- _DO THIS_
Can you write out every line from the start of the records below through the line containing "import pandas as pd", leaving out any pictures?
* START EXCERPTED DATA *
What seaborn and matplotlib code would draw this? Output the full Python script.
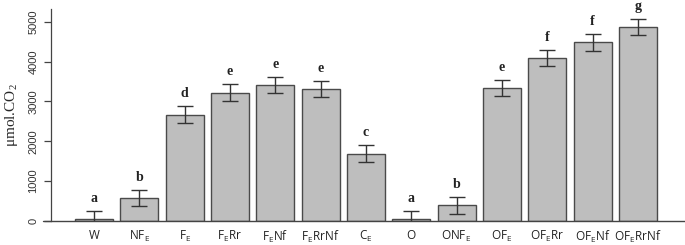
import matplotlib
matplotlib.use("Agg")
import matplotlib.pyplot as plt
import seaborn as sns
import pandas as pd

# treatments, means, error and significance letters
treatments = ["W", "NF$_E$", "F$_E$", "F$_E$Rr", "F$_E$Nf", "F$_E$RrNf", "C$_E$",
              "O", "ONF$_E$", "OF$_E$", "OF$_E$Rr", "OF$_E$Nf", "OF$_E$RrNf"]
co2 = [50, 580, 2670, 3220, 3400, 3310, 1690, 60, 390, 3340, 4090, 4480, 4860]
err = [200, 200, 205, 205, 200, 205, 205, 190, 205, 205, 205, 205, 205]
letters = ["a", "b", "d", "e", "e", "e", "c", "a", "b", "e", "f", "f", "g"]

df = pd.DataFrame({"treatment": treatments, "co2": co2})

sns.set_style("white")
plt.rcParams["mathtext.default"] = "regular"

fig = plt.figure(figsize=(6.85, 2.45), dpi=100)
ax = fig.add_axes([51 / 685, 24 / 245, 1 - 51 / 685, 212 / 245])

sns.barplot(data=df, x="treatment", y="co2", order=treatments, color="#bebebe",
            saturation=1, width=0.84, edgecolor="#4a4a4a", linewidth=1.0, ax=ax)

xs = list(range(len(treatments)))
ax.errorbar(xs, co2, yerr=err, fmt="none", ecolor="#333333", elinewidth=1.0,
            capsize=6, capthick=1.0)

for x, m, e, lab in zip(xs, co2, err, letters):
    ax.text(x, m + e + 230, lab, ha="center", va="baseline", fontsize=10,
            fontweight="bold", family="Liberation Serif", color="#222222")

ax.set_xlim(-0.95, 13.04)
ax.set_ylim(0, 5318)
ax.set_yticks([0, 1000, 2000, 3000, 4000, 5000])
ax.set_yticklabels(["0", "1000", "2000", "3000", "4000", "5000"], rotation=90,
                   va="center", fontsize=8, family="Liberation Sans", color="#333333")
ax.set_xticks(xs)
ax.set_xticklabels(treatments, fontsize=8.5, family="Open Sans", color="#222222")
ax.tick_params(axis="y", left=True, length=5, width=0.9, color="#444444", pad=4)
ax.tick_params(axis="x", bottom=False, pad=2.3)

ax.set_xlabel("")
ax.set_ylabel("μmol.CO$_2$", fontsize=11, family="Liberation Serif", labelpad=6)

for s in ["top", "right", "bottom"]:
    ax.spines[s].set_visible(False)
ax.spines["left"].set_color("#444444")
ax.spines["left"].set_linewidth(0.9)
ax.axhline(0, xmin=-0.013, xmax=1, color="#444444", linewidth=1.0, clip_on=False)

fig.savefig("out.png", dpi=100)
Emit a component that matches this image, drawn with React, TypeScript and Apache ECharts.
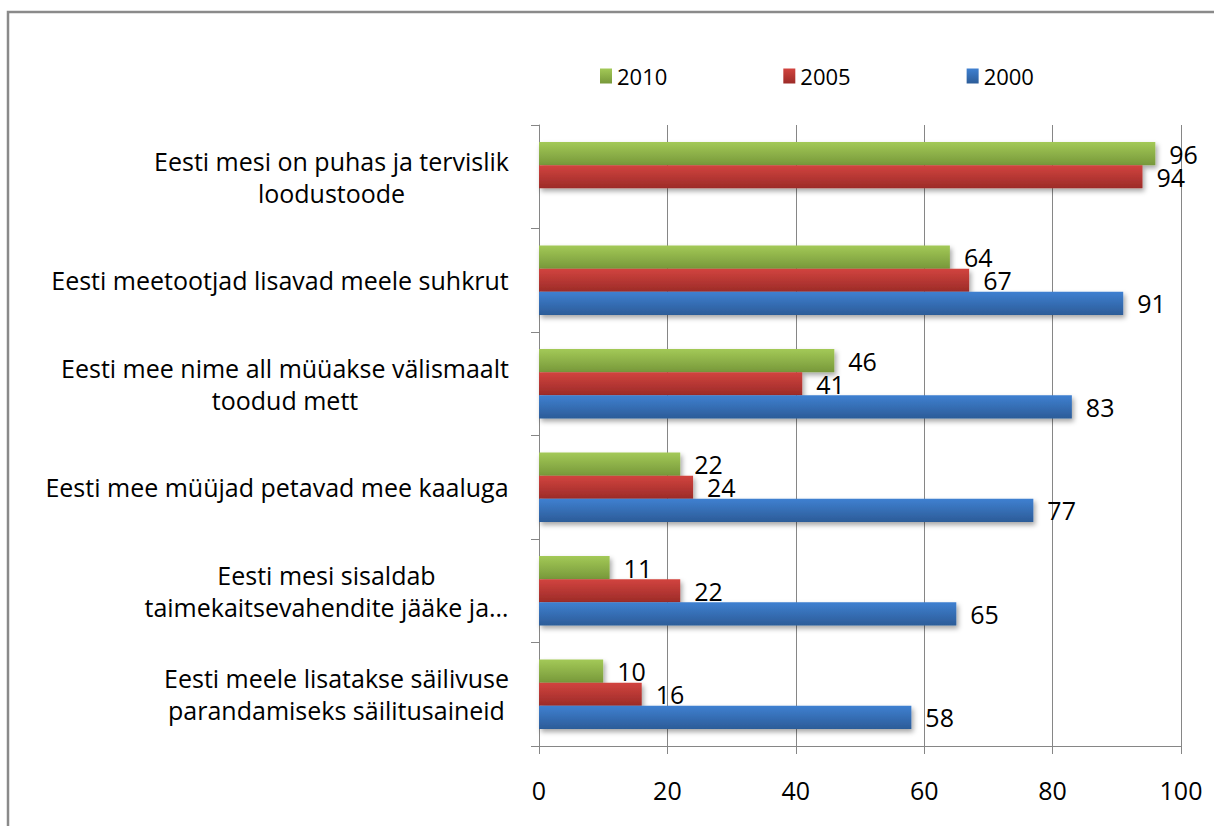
* END EXCERPTED DATA *
- _EXERCISE RESPONSE_
What seaborn and matplotlib code would draw this? Output the full Python script.
import matplotlib
matplotlib.use("Agg")
import matplotlib.pyplot as plt
import seaborn as sns
import pandas as pd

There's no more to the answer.